I am on a drive to finish my second novel over the next two months. I have just completed a period of research and am ready to push on to the end. It is longer than I thought it would be and I’m sure there’ll have to be cuts in the edit. However, anyone who comes to my house has to submit to having a couple of chapters being read to them. Reception so far has been good. So onward.
Here’s a first draft of the blurb:
‘Humphrey, a retired academic, considers himself to be a failure – at sex, at love, at life. He is acutely sensitive to noise and finds the twenty-first century bewildering. He expresses his disappointment at bi-weekly meetings with his cronies at The Seven Stars and in wrangling with his next door neighbour about her cat, Aristotle.
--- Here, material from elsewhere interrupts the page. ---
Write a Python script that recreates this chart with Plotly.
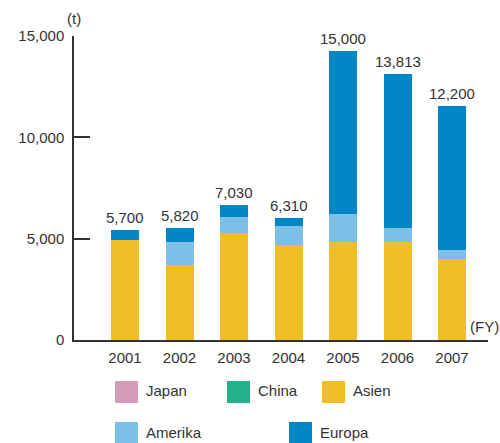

Seventeen year-old Jack is going off the rails. He is full of anger at the cards life has dealt him. He feels he has no future. He vents his anger in acts of vandalism and deliquency.
When Jack trashes Humphrey’s garden it is the beginning of an unlikely friendship in which both stand to gain.
But when Humphrey is accused of a crime he did not commit, Jack cannot be found. Is this misfortune or a deliberate betrayal?
Ian Thomson has written a nuanced novel which is by turns hilarious and poignant. While Martin, his debut novel, was about revenge, Humphrey and Jack is about redemption. Once again his agile prose will forbid you to put it down.’